- _Given request_: Retype only the lines from the one containing "Clone this chart in matplotlib." through the one containing "n_half = 128", both included, word for word. Pictures stay out of the copy.

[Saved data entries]
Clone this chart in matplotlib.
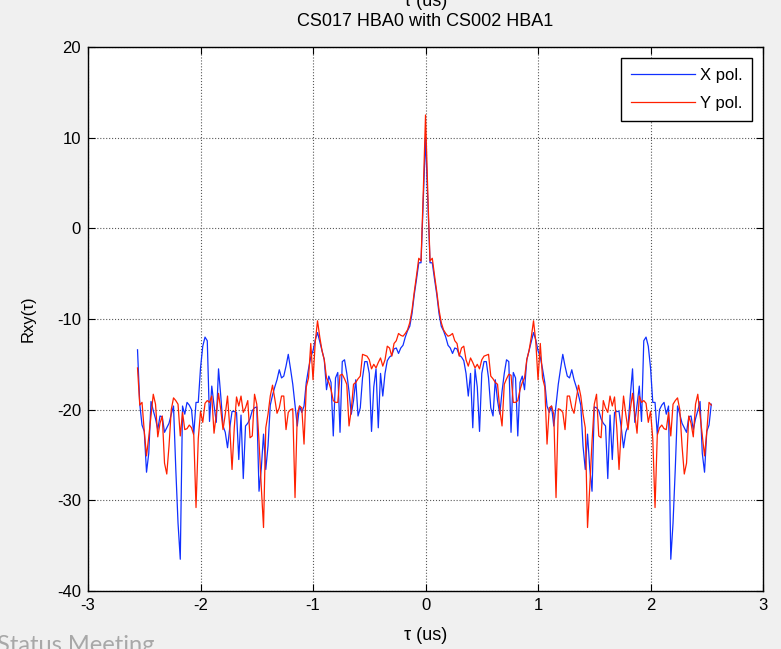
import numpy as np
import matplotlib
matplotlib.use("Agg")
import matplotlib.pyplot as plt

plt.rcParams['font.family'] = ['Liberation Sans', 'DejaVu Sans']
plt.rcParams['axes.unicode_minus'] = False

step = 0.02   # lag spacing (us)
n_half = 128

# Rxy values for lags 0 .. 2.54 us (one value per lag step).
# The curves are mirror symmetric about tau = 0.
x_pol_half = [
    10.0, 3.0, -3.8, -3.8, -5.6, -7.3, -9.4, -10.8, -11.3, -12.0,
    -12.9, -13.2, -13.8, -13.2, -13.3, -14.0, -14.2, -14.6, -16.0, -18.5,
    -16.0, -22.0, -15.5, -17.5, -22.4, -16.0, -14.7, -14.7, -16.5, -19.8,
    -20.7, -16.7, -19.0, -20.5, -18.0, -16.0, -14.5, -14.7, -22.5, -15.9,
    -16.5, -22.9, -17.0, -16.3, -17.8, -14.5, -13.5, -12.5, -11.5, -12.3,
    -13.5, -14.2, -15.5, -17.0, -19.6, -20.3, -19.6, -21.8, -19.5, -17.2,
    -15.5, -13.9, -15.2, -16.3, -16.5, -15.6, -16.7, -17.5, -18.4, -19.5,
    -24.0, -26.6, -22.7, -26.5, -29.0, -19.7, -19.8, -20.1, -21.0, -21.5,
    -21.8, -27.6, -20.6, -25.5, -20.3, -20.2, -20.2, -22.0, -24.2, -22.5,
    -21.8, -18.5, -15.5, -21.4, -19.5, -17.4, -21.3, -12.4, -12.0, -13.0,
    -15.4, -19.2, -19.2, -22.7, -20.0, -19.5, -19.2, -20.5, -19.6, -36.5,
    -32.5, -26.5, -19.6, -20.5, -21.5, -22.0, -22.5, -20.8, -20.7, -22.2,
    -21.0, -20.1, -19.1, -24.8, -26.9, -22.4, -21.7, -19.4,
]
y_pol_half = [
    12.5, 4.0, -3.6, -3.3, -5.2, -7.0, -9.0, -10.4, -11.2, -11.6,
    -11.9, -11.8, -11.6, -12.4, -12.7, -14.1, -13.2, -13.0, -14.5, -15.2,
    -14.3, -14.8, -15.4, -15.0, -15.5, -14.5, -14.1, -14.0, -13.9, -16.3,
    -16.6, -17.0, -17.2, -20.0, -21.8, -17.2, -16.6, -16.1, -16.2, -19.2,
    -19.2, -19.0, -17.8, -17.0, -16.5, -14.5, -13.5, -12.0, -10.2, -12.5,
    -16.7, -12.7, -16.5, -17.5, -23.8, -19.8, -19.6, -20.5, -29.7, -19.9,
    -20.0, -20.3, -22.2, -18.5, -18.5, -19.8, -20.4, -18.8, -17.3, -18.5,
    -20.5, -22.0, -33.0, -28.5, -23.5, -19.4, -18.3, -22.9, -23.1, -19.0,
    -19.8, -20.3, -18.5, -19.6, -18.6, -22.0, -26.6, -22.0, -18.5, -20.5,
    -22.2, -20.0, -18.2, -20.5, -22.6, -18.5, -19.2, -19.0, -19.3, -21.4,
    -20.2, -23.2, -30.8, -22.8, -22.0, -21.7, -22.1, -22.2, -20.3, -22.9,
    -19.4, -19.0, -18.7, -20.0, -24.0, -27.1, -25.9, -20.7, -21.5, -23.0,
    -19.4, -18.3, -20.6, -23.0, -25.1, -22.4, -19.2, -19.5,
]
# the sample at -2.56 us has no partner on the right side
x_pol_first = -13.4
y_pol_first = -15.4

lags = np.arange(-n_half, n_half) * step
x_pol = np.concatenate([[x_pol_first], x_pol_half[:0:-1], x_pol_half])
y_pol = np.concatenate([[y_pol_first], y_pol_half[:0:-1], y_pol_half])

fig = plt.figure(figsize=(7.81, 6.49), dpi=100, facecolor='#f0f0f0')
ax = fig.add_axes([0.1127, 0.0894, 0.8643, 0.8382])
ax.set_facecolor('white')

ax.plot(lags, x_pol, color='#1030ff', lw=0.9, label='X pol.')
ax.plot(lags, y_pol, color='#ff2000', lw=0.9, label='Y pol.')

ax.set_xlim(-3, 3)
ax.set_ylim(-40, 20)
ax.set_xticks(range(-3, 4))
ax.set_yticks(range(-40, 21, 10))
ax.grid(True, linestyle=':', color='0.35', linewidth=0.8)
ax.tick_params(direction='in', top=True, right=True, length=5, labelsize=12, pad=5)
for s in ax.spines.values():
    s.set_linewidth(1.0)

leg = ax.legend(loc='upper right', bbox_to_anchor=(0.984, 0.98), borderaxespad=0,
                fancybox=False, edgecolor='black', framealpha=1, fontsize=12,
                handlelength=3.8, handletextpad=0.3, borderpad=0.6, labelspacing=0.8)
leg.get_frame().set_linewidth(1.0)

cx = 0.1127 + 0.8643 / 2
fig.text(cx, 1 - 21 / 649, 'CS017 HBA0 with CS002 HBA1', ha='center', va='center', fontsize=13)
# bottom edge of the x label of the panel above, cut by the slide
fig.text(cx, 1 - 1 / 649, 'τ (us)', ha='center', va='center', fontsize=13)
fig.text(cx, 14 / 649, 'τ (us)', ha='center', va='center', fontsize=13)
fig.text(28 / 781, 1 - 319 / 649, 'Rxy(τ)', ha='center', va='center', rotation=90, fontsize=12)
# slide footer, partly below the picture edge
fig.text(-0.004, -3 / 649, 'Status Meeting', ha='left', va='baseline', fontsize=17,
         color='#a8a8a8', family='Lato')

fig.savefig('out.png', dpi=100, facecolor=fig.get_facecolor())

---

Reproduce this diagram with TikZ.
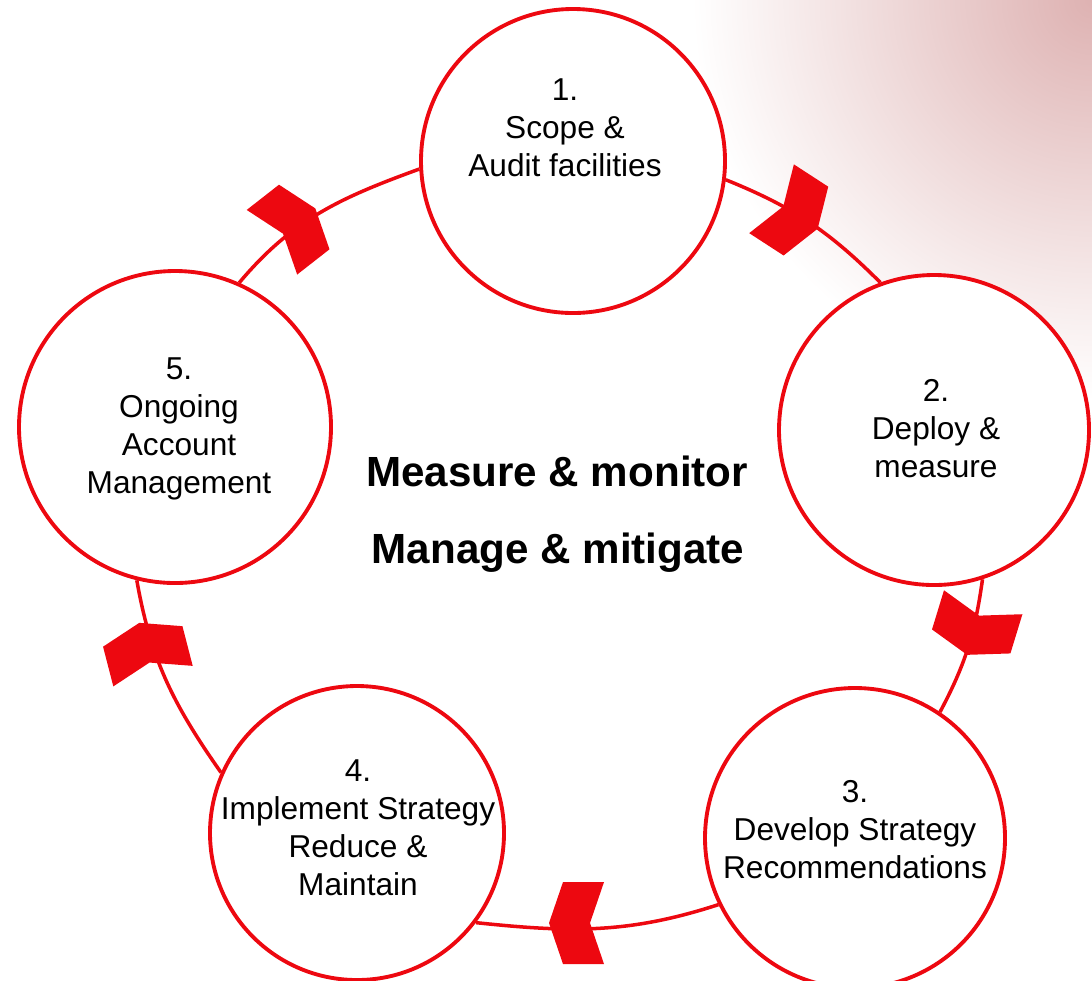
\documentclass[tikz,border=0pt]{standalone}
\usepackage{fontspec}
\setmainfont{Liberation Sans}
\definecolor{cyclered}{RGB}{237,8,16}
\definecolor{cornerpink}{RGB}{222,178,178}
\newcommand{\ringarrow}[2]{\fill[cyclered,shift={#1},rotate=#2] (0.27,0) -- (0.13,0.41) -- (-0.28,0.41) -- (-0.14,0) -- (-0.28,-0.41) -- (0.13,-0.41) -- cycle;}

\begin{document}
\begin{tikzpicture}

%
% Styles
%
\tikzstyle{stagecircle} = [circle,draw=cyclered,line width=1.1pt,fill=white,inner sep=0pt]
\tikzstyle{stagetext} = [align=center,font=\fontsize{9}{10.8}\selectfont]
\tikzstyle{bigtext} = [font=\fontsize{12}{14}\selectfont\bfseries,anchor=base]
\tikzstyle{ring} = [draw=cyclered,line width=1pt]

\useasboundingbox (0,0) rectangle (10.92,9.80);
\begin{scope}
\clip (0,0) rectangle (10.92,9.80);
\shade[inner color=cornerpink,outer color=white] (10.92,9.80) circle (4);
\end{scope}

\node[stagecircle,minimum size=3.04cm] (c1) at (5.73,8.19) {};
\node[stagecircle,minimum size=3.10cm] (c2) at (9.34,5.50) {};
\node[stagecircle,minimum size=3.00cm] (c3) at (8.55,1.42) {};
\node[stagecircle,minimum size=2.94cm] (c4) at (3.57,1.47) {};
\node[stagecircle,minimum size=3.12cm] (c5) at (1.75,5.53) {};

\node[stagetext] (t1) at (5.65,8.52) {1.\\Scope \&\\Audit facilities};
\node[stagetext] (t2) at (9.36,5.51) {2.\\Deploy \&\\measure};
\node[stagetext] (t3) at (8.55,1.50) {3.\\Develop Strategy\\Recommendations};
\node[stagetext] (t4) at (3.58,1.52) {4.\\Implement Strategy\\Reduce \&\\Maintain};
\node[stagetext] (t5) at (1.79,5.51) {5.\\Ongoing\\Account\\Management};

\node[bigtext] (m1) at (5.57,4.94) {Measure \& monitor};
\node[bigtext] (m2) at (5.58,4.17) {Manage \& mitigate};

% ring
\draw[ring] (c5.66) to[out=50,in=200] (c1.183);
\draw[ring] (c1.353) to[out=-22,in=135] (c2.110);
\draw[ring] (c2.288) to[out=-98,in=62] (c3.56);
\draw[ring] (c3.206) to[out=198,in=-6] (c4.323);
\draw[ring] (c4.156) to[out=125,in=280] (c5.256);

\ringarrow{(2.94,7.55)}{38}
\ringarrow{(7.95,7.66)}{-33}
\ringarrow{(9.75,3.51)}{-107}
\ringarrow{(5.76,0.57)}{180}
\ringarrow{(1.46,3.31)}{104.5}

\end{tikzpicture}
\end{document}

- _Complete output_:
Clone this chart in matplotlib.
import numpy as np
import matplotlib
matplotlib.use("Agg")
import matplotlib.pyplot as plt

plt.rcParams['font.family'] = ['Liberation Sans', 'DejaVu Sans']
plt.rcParams['axes.unicode_minus'] = False

step = 0.02   # lag spacing (us)
n_half = 128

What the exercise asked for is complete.